== Charts and diagrams as code ==
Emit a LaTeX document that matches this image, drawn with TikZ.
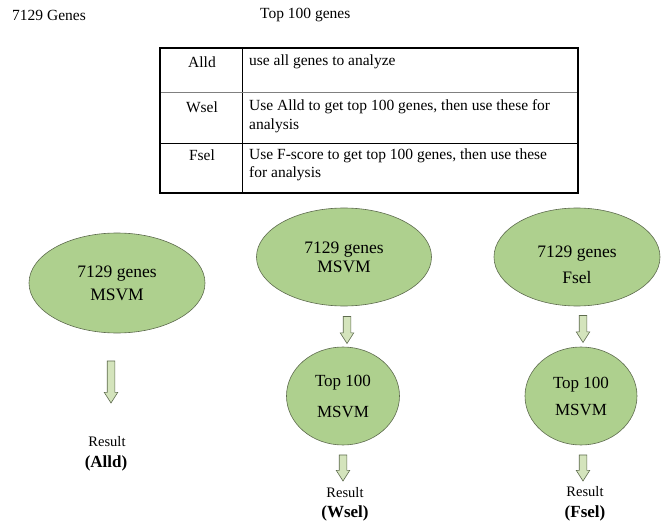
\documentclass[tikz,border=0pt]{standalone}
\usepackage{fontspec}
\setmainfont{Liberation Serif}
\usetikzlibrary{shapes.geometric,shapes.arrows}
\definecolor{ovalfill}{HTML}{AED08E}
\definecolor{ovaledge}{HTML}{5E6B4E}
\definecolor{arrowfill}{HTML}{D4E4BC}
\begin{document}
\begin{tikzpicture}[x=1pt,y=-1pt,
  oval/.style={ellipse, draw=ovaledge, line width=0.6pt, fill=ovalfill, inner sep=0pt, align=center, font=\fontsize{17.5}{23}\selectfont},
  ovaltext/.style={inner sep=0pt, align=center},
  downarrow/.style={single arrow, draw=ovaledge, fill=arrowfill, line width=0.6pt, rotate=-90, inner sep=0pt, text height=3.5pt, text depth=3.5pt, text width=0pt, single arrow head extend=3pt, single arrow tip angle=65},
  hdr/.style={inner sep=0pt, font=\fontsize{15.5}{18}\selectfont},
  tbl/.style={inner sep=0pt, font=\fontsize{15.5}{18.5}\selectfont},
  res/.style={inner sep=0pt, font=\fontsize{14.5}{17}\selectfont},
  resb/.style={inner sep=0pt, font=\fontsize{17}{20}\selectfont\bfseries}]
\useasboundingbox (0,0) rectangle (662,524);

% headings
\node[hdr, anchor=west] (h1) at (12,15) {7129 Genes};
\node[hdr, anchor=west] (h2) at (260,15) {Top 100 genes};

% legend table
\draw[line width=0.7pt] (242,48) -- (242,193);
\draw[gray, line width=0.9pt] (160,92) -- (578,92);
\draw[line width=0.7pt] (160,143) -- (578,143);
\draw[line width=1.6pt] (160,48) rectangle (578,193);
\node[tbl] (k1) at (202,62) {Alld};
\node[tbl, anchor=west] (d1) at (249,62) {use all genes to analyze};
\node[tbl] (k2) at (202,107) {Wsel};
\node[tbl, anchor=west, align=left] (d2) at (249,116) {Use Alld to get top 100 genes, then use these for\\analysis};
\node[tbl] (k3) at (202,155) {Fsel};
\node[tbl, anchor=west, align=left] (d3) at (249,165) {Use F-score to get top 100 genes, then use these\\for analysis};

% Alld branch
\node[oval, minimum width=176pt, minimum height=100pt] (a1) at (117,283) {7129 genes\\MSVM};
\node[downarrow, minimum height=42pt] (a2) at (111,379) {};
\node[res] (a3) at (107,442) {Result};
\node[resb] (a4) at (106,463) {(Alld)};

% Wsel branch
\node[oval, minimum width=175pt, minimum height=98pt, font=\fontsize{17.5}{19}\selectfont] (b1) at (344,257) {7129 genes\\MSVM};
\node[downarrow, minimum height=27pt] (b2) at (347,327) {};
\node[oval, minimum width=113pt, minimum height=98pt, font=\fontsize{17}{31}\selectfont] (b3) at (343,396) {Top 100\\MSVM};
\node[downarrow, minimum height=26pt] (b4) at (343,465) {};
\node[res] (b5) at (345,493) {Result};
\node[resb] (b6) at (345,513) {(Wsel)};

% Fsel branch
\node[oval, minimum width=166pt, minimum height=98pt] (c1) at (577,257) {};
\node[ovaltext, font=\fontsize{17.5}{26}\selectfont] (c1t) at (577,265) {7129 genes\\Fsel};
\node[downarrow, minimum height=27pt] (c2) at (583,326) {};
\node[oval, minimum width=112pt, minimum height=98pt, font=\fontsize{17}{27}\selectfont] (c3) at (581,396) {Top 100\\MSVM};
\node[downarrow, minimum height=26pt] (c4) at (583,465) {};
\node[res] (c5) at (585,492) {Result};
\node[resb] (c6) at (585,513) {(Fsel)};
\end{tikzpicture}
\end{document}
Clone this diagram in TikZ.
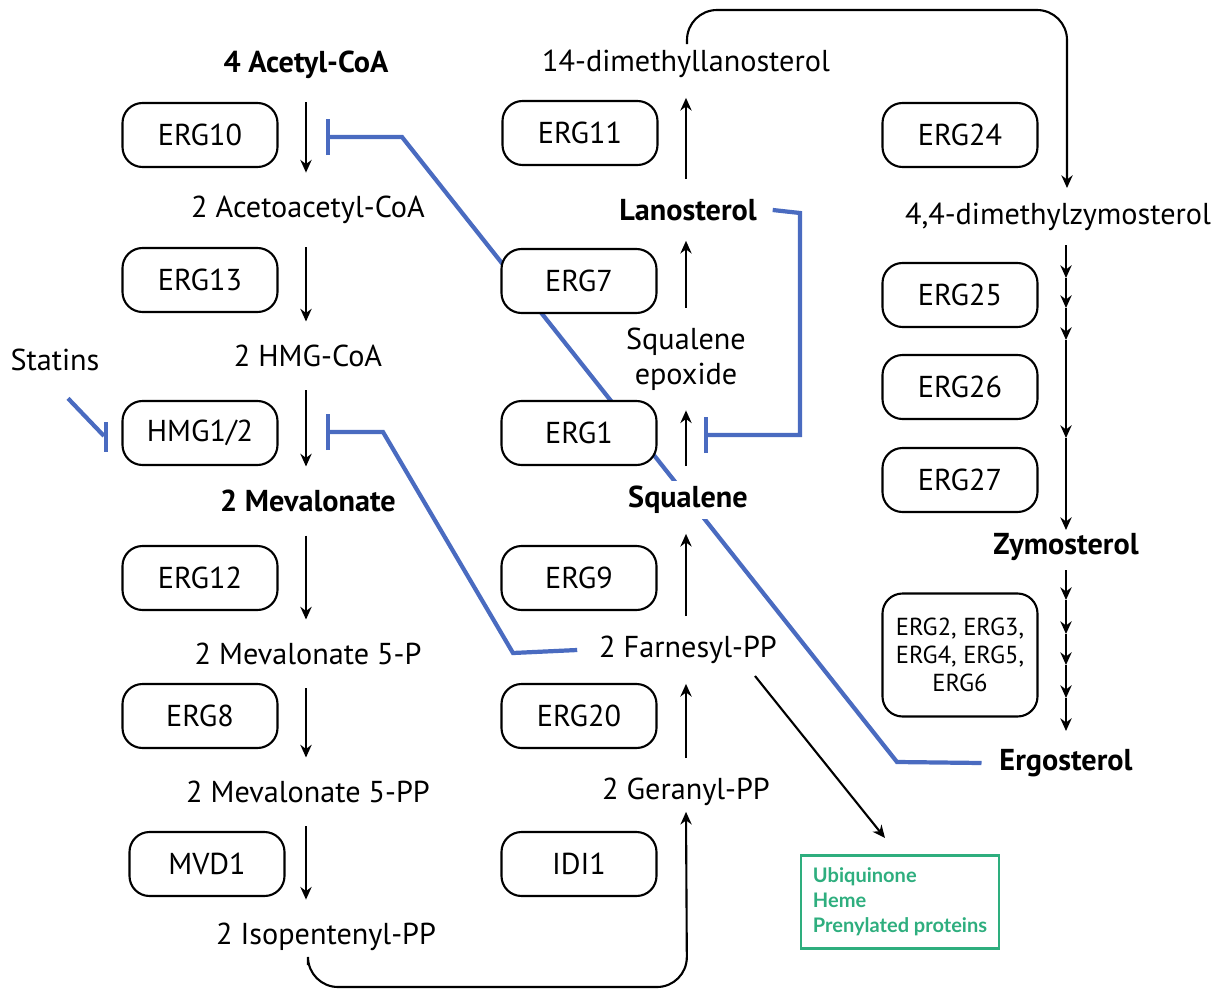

== TASK REQUIREMENTS ==
Go through the entries above and output them exactly, without pictures.

== REPLY TO THE TASK ==
Emit a LaTeX document that matches this image, drawn with TikZ.
\documentclass[tikz,border=0pt]{standalone}
\usepackage{fontspec}
\setmainfont{Liberation Serif}
\usetikzlibrary{shapes.geometric,shapes.arrows}
\definecolor{ovalfill}{HTML}{AED08E}
\definecolor{ovaledge}{HTML}{5E6B4E}
\definecolor{arrowfill}{HTML}{D4E4BC}
\begin{document}
\begin{tikzpicture}[x=1pt,y=-1pt,
  oval/.style={ellipse, draw=ovaledge, line width=0.6pt, fill=ovalfill, inner sep=0pt, align=center, font=\fontsize{17.5}{23}\selectfont},
  ovaltext/.style={inner sep=0pt, align=center},
  downarrow/.style={single arrow, draw=ovaledge, fill=arrowfill, line width=0.6pt, rotate=-90, inner sep=0pt, text height=3.5pt, text depth=3.5pt, text width=0pt, single arrow head extend=3pt, single arrow tip angle=65},
  hdr/.style={inner sep=0pt, font=\fontsize{15.5}{18}\selectfont},
  tbl/.style={inner sep=0pt, font=\fontsize{15.5}{18.5}\selectfont},
  res/.style={inner sep=0pt, font=\fontsize{14.5}{17}\selectfont},
  resb/.style={inner sep=0pt, font=\fontsize{17}{20}\selectfont\bfseries}]
\useasboundingbox (0,0) rectangle (662,524);

% headings
\node[hdr, anchor=west] (h1) at (12,15) {7129 Genes};
\node[hdr, anchor=west] (h2) at (260,15) {Top 100 genes};

% legend table
\draw[line width=0.7pt] (242,48) -- (242,193);
\draw[gray, line width=0.9pt] (160,92) -- (578,92);
\draw[line width=0.7pt] (160,143) -- (578,143);
\draw[line width=1.6pt] (160,48) rectangle (578,193);
\node[tbl] (k1) at (202,62) {Alld};
\node[tbl, anchor=west] (d1) at (249,62) {use all genes to analyze};
\node[tbl] (k2) at (202,107) {Wsel};
\node[tbl, anchor=west, align=left] (d2) at (249,116) {Use Alld to get top 100 genes, then use these for\\analysis};
\node[tbl] (k3) at (202,155) {Fsel};
\node[tbl, anchor=west, align=left] (d3) at (249,165) {Use F-score to get top 100 genes, then use these\\for analysis};

% Alld branch
\node[oval, minimum width=176pt, minimum height=100pt] (a1) at (117,283) {7129 genes\\MSVM};
\node[downarrow, minimum height=42pt] (a2) at (111,379) {};
\node[res] (a3) at (107,442) {Result};
\node[resb] (a4) at (106,463) {(Alld)};

% Wsel branch
\node[oval, minimum width=175pt, minimum height=98pt, font=\fontsize{17.5}{19}\selectfont] (b1) at (344,257) {7129 genes\\MSVM};
\node[downarrow, minimum height=27pt] (b2) at (347,327) {};
\node[oval, minimum width=113pt, minimum height=98pt, font=\fontsize{17}{31}\selectfont] (b3) at (343,396) {Top 100\\MSVM};
\node[downarrow, minimum height=26pt] (b4) at (343,465) {};
\node[res] (b5) at (345,493) {Result};
\node[resb] (b6) at (345,513) {(Wsel)};

% Fsel branch
\node[oval, minimum width=166pt, minimum height=98pt] (c1) at (577,257) {};
\node[ovaltext, font=\fontsize{17.5}{26}\selectfont] (c1t) at (577,265) {7129 genes\\Fsel};
\node[downarrow, minimum height=27pt] (c2) at (583,326) {};
\node[oval, minimum width=112pt, minimum height=98pt, font=\fontsize{17}{27}\selectfont] (c3) at (581,396) {Top 100\\MSVM};
\node[downarrow, minimum height=26pt] (c4) at (583,465) {};
\node[res] (c5) at (585,492) {Result};
\node[resb] (c6) at (585,513) {(Fsel)};
\end{tikzpicture}
\end{document}
Clone this diagram in TikZ.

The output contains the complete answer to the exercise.